Sharif Kunjahi ( (Shahmukhi)) (1914 – 2007) was a leading writer and poet of Punjabi. He was among the first faculty members of the Department of Punjabi Language at University of Punjab in the 1970s and contributed to Punjabi literature as a poet, prose writer, teacher, research scholar, linguist, lexicographer and translator.

Early life and education 
Sharif was born on 13 May 1914 in Kunjah, a small town of Gujrat District in Punjab. His father was a school teacher. Shareef completed his matriculation in 1930 from a school in Kunjah and higher secondary in 1933 from Government Intermediate College, Jehlum. By that time he had started writing poetry and was known as a progressive writer sympathetic to the Indian National Congress. This affiliation became a hindrance for him to get police clearance for entry level jobs in the government service.

In 1943, he completed his Munshi Fazal and BA from Punjab University as a private student and later completed teacher's training from Lahore.

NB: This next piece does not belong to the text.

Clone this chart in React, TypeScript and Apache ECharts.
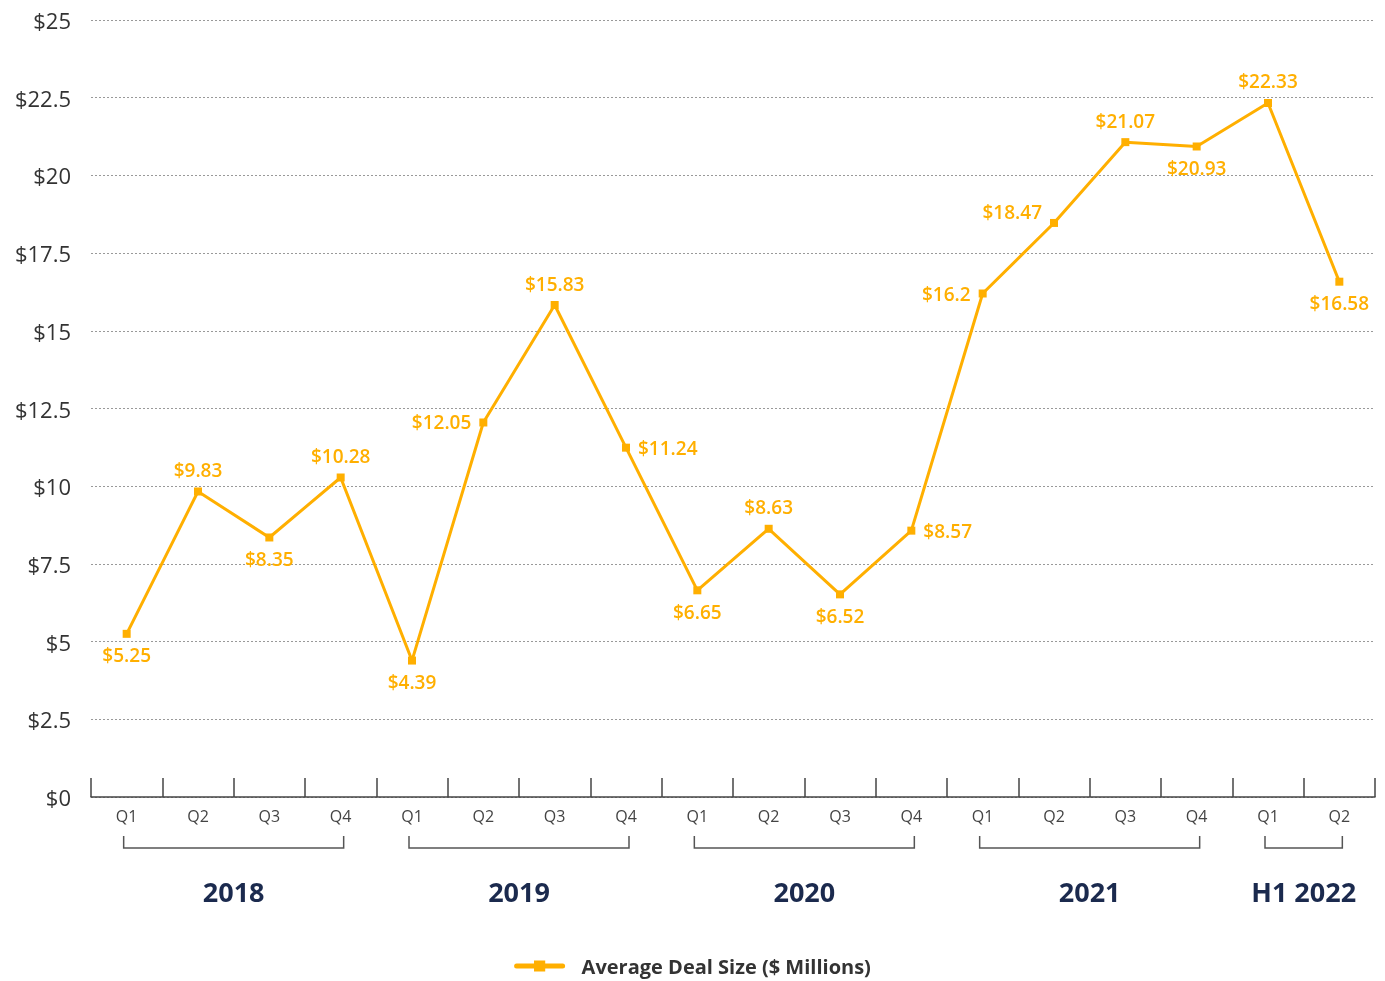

He then continued teaching at various schools until he obtained the degree of MA Urdu in 1954, and of MA Persian in 1956. In 1959, he was hired as lecturer in Persian language at Government College, Campbellpur (now called Attock), Pakistan. He was transferred to Government College Jhelum from where he retired in 1973. From 1973 to 1980, he taught at the newly established Punjabi Department at the University of the Punjab, Lahore.

Death
He died on 20 January 2007 and was interred in the compound of Ghanimat Kunjahi's mazar in Kunjah, Gujrat District, Pakistan.

Contributions to Punjabi literature

Poetry 
Although Sharif wrote poetry in both Urdu and Persian languages, and even made a name as an Urdu poet quite early in his writing career, Punjabi was always his first love. For an up-and-coming Muslim writer of that period, especially among the early progressive writers and poets, adopting Punjabi for his creative articulation was a rare phenomenon.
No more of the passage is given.